## Records shown
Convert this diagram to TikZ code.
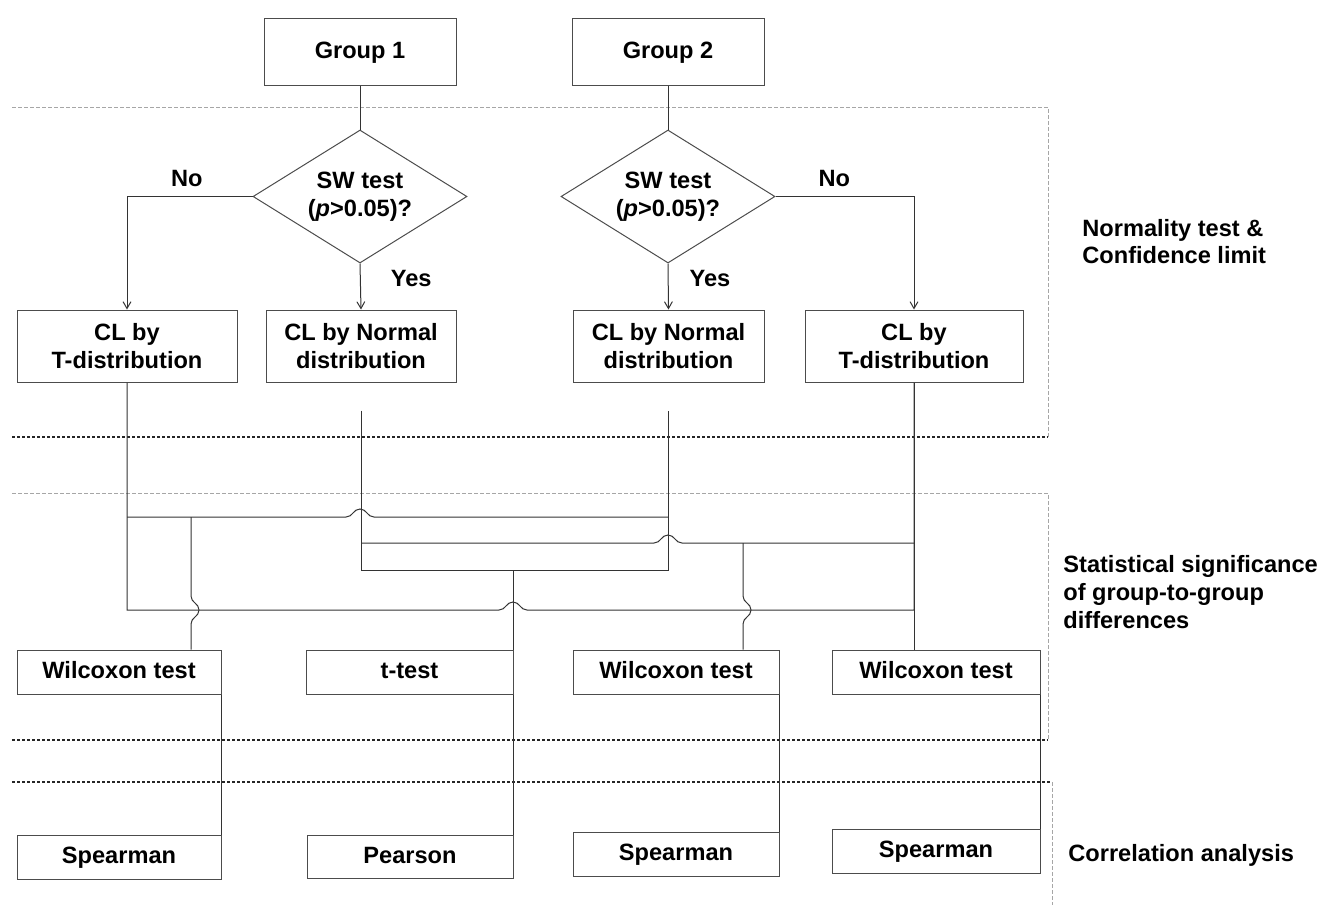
\documentclass[tikz,border=0pt]{standalone}
\usepackage{fontspec}
\setmainfont{Liberation Sans}
\usetikzlibrary{arrows,shapes.geometric}

\tikzset{
  box/.style={rectangle,draw=black!70,line width=0.5pt,align=center},
  single/.style={text height=9pt,text depth=2.5pt},
  test/.style={diamond,draw=black!70,line width=0.5pt,align=center,aspect=1.6,
    minimum width=107pt,minimum height=66.5pt},
  lab/.style={anchor=west,align=left},
  wire/.style={draw=black!80,line width=0.5pt},
  grayframe/.style={draw=black!35,line width=0.5pt,dash pattern=on 2pt off 1pt},
  blackframe/.style={draw=black!85,line width=0.75pt,dash pattern=on 1.5pt off 1pt}
}

\begin{document}
\begin{tikzpicture}[x=0.5pt,y=-0.5pt,>=angle 60,
    every node/.style={inner sep=0pt,font=\bfseries\fontsize{11.8}{13.8}\selectfont}]
  \useasboundingbox (0,0) rectangle (1333,905);

  % section frames
  \draw[grayframe] (12,107) -- (1048,107) -- (1048,437);
  \draw[blackframe] (12,437) -- (1048,437);
  \draw[grayframe] (12,493) -- (1048,493) -- (1048,740);
  \draw[blackframe] (12,740) -- (1048,740);
  \draw[blackframe] (12,782) -- (1052,782);
  \draw[grayframe] (1052,782) -- (1052,905);

  \node[box,single,minimum width=96pt,minimum height=33.5pt] (g1) at (360,51.5) {Group 1};
  \node[box,single,minimum width=96pt,minimum height=33.5pt] (g2) [right of=g1,node distance=154pt] {Group 2};

  \node[test] (d1) [below of=g1,node distance=72.5pt] {SW test\\(\textit{p}>0.05)?};
  \node[test] (d2) [below of=g2,node distance=72.5pt] {SW test\\(\textit{p}>0.05)?};

  \node[box,minimum width=110pt,minimum height=36pt] (t1) at (127,346) {CL by\\T-distribution};
  \node[box,minimum width=95pt,minimum height=36pt] (n1) at (361,346) {CL by Normal\\distribution};
  \node[box,minimum width=95.5pt,minimum height=36pt] (n2) at (668.5,346) {CL by Normal\\distribution};
  \node[box,minimum width=109pt,minimum height=36pt] (t2) at (914,346) {CL by\\T-distribution};

  \node[box,single,minimum width=102pt,minimum height=22pt] (w1) at (119,672) {Wilcoxon test};
  \node[box,single,minimum width=103.5pt,minimum height=22pt] (tt) at (409.5,672) {t-test};
  \node[box,single,minimum width=103pt,minimum height=22pt] (w3) at (676,672) {Wilcoxon test};
  \node[box,single,minimum width=104pt,minimum height=22pt] (w4) at (936,672) {Wilcoxon test};

  \node[box,single,minimum width=102pt,minimum height=22pt] (s1) at (119,857) {Spearman};
  \node[box,single,minimum width=103pt,minimum height=21.5pt] (pe) at (410,856.5) {Pearson};
  \node[box,single,minimum width=103pt,minimum height=22pt] (s3) at (676,854) {Spearman};
  \node[box,single,minimum width=104pt,minimum height=22pt] (s4) at (936,851) {Spearman};

  \node[lab] (sec1) at (1082,241.5) {Normality test \&\\Confidence limit};
  \node[lab] (sec2) at (1063,592) {Statistical significance\\of group-to-group\\differences};
  \node[lab] (sec3) at (1068,855) {Correlation analysis};

  % normality test
  \draw[wire] (g1) -- (d1);
  \draw[wire] (g2) -- (d2);
  \draw[wire,->] (d1.west) -| node[pos=0.262,above=4.6pt] {No} (t1.north);
  \draw[wire,->] (d1.south) -- node[pos=0.32,right=15pt] {Yes} (n1.north);
  \draw[wire,->] (d2.south) -- node[pos=0.32,right=10.5pt] {Yes} (n2.north);
  \draw[wire,->] (d2.east) -| node[pos=0.212,above=4.6pt] {No} (t2.north);

  % group-to-group comparisons
  \coordinate (lvA) at (0,517);
  \coordinate (lvB) at (0,543);
  \coordinate (lvC) at (0,570);
  \coordinate (j1) at (191,517);
  \coordinate (j3) at (743,543);

  \draw[wire] (t1.south) |- (499,610) .. controls +(7,0) and +(-7,0) .. (513,602)
    .. controls +(7,0) and +(-7,0) .. (527,610) -| (t2.south);
  \draw[wire] (t1.south |- lvA) -- (346,517) .. controls +(7,0) and +(-7,0) .. (360,509)
    .. controls +(7,0) and +(-7,0) .. (374,517) -- (n2.south |- lvA);
  \draw[wire,shorten <=14pt,shorten >=14pt] (n1.south) -- (n1.south |- lvC)
    -- (n2.south |- lvC) -- (n2.south);
  \draw[wire] (n1.south |- lvB) -- (654,543) .. controls +(7,0) and +(-7,0) .. (668,535)
    .. controls +(7,0) and +(-7,0) .. (682,543) -- (t2.south |- lvB);

  \draw[wire] (j1) -- (191,596) .. controls +(0,7) and +(0,-7) .. (199,610)
    .. controls +(0,7) and +(0,-7) .. (191,624) -- (w1.north -| j1);
  \draw[wire] (tt.north east |- lvC) -- (tt.north east);
  \draw[wire] (j3) -- (743,596) .. controls +(0,7) and +(0,-7) .. (751,610)
    .. controls +(0,7) and +(0,-7) .. (743,624) -- (w3.north -| j3);
  \draw[wire] (t2.south) -- (w4.north -| t2.south);

  % correlation
  \draw[wire] (w1.south east) -- (s1.north east);
  \draw[wire] (tt.south east) -- (pe.north east);
  \draw[wire] (w3.south east) -- (s3.north east);
  \draw[wire] (w4.south east) -- (s4.north east);
\end{tikzpicture}
\end{document}
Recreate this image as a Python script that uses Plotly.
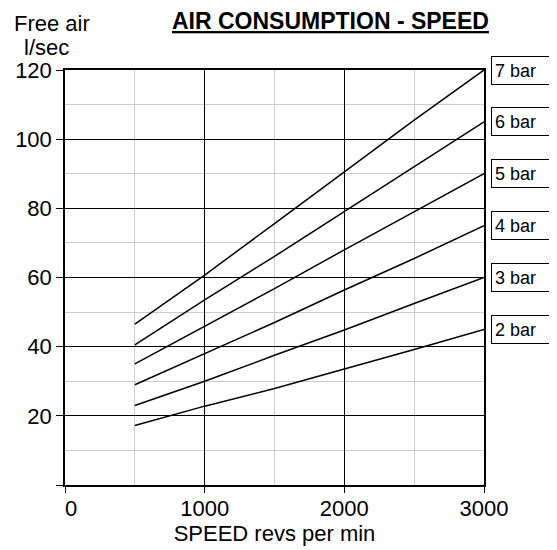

## Task to carry out
Leave every image out, and retype the material exactly.

## Exercise answer
Convert this diagram to TikZ code.
\documentclass[tikz,border=0pt]{standalone}
\usepackage{fontspec}
\setmainfont{Liberation Sans}
\usetikzlibrary{arrows,shapes.geometric}

\tikzset{
  box/.style={rectangle,draw=black!70,line width=0.5pt,align=center},
  single/.style={text height=9pt,text depth=2.5pt},
  test/.style={diamond,draw=black!70,line width=0.5pt,align=center,aspect=1.6,
    minimum width=107pt,minimum height=66.5pt},
  lab/.style={anchor=west,align=left},
  wire/.style={draw=black!80,line width=0.5pt},
  grayframe/.style={draw=black!35,line width=0.5pt,dash pattern=on 2pt off 1pt},
  blackframe/.style={draw=black!85,line width=0.75pt,dash pattern=on 1.5pt off 1pt}
}

\begin{document}
\begin{tikzpicture}[x=0.5pt,y=-0.5pt,>=angle 60,
    every node/.style={inner sep=0pt,font=\bfseries\fontsize{11.8}{13.8}\selectfont}]
  \useasboundingbox (0,0) rectangle (1333,905);

  % section frames
  \draw[grayframe] (12,107) -- (1048,107) -- (1048,437);
  \draw[blackframe] (12,437) -- (1048,437);
  \draw[grayframe] (12,493) -- (1048,493) -- (1048,740);
  \draw[blackframe] (12,740) -- (1048,740);
  \draw[blackframe] (12,782) -- (1052,782);
  \draw[grayframe] (1052,782) -- (1052,905);

  \node[box,single,minimum width=96pt,minimum height=33.5pt] (g1) at (360,51.5) {Group 1};
  \node[box,single,minimum width=96pt,minimum height=33.5pt] (g2) [right of=g1,node distance=154pt] {Group 2};

  \node[test] (d1) [below of=g1,node distance=72.5pt] {SW test\\(\textit{p}>0.05)?};
  \node[test] (d2) [below of=g2,node distance=72.5pt] {SW test\\(\textit{p}>0.05)?};

  \node[box,minimum width=110pt,minimum height=36pt] (t1) at (127,346) {CL by\\T-distribution};
  \node[box,minimum width=95pt,minimum height=36pt] (n1) at (361,346) {CL by Normal\\distribution};
  \node[box,minimum width=95.5pt,minimum height=36pt] (n2) at (668.5,346) {CL by Normal\\distribution};
  \node[box,minimum width=109pt,minimum height=36pt] (t2) at (914,346) {CL by\\T-distribution};

  \node[box,single,minimum width=102pt,minimum height=22pt] (w1) at (119,672) {Wilcoxon test};
  \node[box,single,minimum width=103.5pt,minimum height=22pt] (tt) at (409.5,672) {t-test};
  \node[box,single,minimum width=103pt,minimum height=22pt] (w3) at (676,672) {Wilcoxon test};
  \node[box,single,minimum width=104pt,minimum height=22pt] (w4) at (936,672) {Wilcoxon test};

  \node[box,single,minimum width=102pt,minimum height=22pt] (s1) at (119,857) {Spearman};
  \node[box,single,minimum width=103pt,minimum height=21.5pt] (pe) at (410,856.5) {Pearson};
  \node[box,single,minimum width=103pt,minimum height=22pt] (s3) at (676,854) {Spearman};
  \node[box,single,minimum width=104pt,minimum height=22pt] (s4) at (936,851) {Spearman};

  \node[lab] (sec1) at (1082,241.5) {Normality test \&\\Confidence limit};
  \node[lab] (sec2) at (1063,592) {Statistical significance\\of group-to-group\\differences};
  \node[lab] (sec3) at (1068,855) {Correlation analysis};

  % normality test
  \draw[wire] (g1) -- (d1);
  \draw[wire] (g2) -- (d2);
  \draw[wire,->] (d1.west) -| node[pos=0.262,above=4.6pt] {No} (t1.north);
  \draw[wire,->] (d1.south) -- node[pos=0.32,right=15pt] {Yes} (n1.north);
  \draw[wire,->] (d2.south) -- node[pos=0.32,right=10.5pt] {Yes} (n2.north);
  \draw[wire,->] (d2.east) -| node[pos=0.212,above=4.6pt] {No} (t2.north);

  % group-to-group comparisons
  \coordinate (lvA) at (0,517);
  \coordinate (lvB) at (0,543);
  \coordinate (lvC) at (0,570);
  \coordinate (j1) at (191,517);
  \coordinate (j3) at (743,543);

  \draw[wire] (t1.south) |- (499,610) .. controls +(7,0) and +(-7,0) .. (513,602)
    .. controls +(7,0) and +(-7,0) .. (527,610) -| (t2.south);
  \draw[wire] (t1.south |- lvA) -- (346,517) .. controls +(7,0) and +(-7,0) .. (360,509)
    .. controls +(7,0) and +(-7,0) .. (374,517) -- (n2.south |- lvA);
  \draw[wire,shorten <=14pt,shorten >=14pt] (n1.south) -- (n1.south |- lvC)
    -- (n2.south |- lvC) -- (n2.south);
  \draw[wire] (n1.south |- lvB) -- (654,543) .. controls +(7,0) and +(-7,0) .. (668,535)
    .. controls +(7,0) and +(-7,0) .. (682,543) -- (t2.south |- lvB);

  \draw[wire] (j1) -- (191,596) .. controls +(0,7) and +(0,-7) .. (199,610)
    .. controls +(0,7) and +(0,-7) .. (191,624) -- (w1.north -| j1);
  \draw[wire] (tt.north east |- lvC) -- (tt.north east);
  \draw[wire] (j3) -- (743,596) .. controls +(0,7) and +(0,-7) .. (751,610)
    .. controls +(0,7) and +(0,-7) .. (743,624) -- (w3.north -| j3);
  \draw[wire] (t2.south) -- (w4.north -| t2.south);

  % correlation
  \draw[wire] (w1.south east) -- (s1.north east);
  \draw[wire] (tt.south east) -- (pe.north east);
  \draw[wire] (w3.south east) -- (s3.north east);
  \draw[wire] (w4.south east) -- (s4.north east);
\end{tikzpicture}
\end{document}
Recreate this image as a Python script that uses Plotly.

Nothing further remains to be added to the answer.